What You Can See at Mount Davis
Generally, when thinking of the tallest points in a state spoken in tandem with the word “mount”, you may think of a pronounced elevated viewpoint with a sweeping vista. At Mount Davis, you only get part of this.
The reason for this is mostly due to the geography of southwest Pennsylvania. Our mountains are more rolling hills, and this is especially true in the Laurel Highlands where Mount Davis can be found. There is no pronounced monolith here, and in fact when you approach Mount Davis odds are good you won't even know which hill it is even if it is visible on the horizon from your approach- it doesn't appear that much taller than others nearby.
After you get out of your car, the true highest spot is nestled within the trees and home to a ~50-foot tower that you must climb in order to get the sweeping vista you may have expected. After you climb the rusty stairs, you get a pretty impeccable view of the beautiful Laurel Highlands all the same (it is also worth noting that peak fall color can be a few days earlier here than the rest of the highlands due to the elevation).

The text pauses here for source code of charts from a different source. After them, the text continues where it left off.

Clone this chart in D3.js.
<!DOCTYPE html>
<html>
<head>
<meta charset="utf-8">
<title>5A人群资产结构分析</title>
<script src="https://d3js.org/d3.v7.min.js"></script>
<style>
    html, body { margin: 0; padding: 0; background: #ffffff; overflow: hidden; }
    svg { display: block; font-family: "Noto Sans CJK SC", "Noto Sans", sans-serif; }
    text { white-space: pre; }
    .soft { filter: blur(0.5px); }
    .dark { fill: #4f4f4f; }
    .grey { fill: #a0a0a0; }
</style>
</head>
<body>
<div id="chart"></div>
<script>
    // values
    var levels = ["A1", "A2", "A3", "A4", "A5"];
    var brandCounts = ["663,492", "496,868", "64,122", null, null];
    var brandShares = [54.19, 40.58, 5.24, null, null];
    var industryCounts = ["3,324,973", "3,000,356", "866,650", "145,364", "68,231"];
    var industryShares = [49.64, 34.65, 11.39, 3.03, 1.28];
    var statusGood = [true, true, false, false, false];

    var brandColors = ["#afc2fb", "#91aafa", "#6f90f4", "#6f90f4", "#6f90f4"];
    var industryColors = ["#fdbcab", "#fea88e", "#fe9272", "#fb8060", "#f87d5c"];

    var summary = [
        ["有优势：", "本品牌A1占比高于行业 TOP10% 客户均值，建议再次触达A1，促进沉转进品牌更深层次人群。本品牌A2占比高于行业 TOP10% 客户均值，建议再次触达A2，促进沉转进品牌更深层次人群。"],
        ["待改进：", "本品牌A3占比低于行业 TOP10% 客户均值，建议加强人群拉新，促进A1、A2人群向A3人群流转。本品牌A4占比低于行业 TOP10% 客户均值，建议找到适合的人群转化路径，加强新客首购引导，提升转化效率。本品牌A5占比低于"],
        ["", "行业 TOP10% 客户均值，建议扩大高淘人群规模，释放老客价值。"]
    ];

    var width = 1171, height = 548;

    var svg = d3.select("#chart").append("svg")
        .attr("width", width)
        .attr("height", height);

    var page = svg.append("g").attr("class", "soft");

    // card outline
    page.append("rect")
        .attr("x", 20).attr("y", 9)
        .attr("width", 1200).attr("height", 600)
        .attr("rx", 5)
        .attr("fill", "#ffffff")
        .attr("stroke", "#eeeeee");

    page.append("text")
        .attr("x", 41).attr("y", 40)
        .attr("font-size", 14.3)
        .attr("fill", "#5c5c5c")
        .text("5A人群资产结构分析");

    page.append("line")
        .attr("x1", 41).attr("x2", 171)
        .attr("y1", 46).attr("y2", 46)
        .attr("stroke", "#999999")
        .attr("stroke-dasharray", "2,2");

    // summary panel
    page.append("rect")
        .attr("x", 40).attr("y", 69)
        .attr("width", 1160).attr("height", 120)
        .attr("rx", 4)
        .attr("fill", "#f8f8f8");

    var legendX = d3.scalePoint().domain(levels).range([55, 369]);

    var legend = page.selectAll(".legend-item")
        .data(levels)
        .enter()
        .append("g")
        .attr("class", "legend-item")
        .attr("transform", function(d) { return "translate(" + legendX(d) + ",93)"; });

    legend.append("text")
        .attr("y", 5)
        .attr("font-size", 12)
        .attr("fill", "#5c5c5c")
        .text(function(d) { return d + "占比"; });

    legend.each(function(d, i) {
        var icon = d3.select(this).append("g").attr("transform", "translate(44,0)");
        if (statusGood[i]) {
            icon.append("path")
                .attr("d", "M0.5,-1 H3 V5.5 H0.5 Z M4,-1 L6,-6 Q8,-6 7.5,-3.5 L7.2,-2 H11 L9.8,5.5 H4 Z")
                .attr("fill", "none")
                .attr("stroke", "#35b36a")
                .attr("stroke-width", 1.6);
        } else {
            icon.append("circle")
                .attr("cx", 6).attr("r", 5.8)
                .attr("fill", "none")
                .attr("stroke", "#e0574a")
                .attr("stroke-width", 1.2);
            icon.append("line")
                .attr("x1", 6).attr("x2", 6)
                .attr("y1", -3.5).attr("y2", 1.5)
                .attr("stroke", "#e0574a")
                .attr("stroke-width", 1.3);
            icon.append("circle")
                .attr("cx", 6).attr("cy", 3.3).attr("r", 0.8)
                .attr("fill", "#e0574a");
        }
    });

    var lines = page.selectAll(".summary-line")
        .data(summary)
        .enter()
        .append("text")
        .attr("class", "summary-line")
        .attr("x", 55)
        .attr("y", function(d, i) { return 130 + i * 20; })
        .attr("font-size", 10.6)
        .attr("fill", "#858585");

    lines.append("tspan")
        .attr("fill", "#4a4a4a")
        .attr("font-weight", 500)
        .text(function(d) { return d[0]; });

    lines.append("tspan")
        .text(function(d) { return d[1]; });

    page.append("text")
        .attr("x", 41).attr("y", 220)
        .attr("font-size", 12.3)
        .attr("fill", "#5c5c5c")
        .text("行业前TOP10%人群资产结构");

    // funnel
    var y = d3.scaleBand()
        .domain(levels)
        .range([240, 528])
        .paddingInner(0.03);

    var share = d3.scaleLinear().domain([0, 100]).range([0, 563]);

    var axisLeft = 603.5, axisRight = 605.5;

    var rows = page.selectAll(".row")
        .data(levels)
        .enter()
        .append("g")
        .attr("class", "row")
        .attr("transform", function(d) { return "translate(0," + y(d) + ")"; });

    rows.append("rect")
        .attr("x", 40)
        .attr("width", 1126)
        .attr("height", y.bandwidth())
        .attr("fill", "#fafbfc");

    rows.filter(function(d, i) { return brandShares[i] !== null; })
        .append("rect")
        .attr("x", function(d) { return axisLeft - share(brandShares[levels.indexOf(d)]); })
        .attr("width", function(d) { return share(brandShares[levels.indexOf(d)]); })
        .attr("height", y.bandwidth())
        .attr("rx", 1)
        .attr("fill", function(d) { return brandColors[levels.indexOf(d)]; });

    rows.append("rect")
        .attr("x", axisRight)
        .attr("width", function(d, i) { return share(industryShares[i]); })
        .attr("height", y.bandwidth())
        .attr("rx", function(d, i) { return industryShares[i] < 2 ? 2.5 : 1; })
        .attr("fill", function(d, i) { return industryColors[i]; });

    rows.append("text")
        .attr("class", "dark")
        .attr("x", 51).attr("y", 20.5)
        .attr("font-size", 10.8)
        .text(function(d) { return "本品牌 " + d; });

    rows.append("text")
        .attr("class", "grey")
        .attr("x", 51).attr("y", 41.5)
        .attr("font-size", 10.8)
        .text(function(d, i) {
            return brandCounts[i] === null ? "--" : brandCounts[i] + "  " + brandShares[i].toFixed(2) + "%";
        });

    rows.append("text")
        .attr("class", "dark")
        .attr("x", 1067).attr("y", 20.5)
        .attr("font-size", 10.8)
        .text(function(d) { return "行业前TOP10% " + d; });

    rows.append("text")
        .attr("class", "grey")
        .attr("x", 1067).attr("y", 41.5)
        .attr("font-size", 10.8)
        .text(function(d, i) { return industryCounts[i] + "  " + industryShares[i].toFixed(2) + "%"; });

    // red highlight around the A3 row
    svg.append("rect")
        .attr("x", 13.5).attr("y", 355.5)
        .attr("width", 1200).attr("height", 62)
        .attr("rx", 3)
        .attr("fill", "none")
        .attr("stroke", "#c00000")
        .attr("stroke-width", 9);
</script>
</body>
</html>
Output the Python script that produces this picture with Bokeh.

I prefaced this one as such if only because Mount Davis, on its own, doesn't have as big of draw to it as opposed to other parks in the area. After your brief climb up the tower for the view, you can walk a few steps to check out some markers displaying information about the area, its history, and flora/fauna that can be found there.
After, there are a few trails worth exploring that start from the lookout point, as well as Baughman Rocks which can be experienced at the end of the High Point Trail or by driving to its own dedicated parking area just across from the main entrance to Mount Davis.
These rocks are named after the Baughman's where, as the story goes, the father became upset at his son when searching for lost cows, hit him in the head with a stick, and knocked him unconscious. As he thought his son was dead, he hid his body within the rocks, but when they later returned they could not find his body and to this day no one knows what happened to the son (the father was later sentenced to prison for second-degree murder). Whether you hike or drive over to this one, it is also worth a quick stop.
While in the area, you may also want to consider a drive to the High Point Lake Overlook as well for some stellar views (the latter being a bit closer) or, if you're like us, simply drive around the region as the journey to reach Mount Davis is almost more beautiful than the views you have at the park itself!
Hiking at Mount Davis
When exploring Mount Davis, you'll quickly find that most of the star attractions are located just steps away from the main parking area. This is also true for Baughman's Rocks which is just a few feet away from its own (much smaller) parking area just a few hundred feet from the Mount Davis picnic area.
As such, you don't necessarily need to hike properly here to see the highlights. That being said, the grounds are home to a few trails that either loop around the park or offer an out-and-back hiking opportunity on the order of roughly one mile each. While I partially hiked just a few of these, I found the paths to be fairly wide but there were some segments where a not-insignificant number of rocks were present such that you have to pay attention to your footing ever-so-slightly.
So while you may be able to walk around Mount Davis a bit, it is best to go into this one expecting most of the highlights to be accessed relatively quickly after you arrive. If you want more hiking, a stop at Laurel Hill State Park or another spot on the drive back to Pittsburgh could be a good combination to make a full day out.
Mount Davis is located near Elk Lik Township in Somerset County, roughly two hours southeast of Pittsburgh. It is part of Forbes State Forest.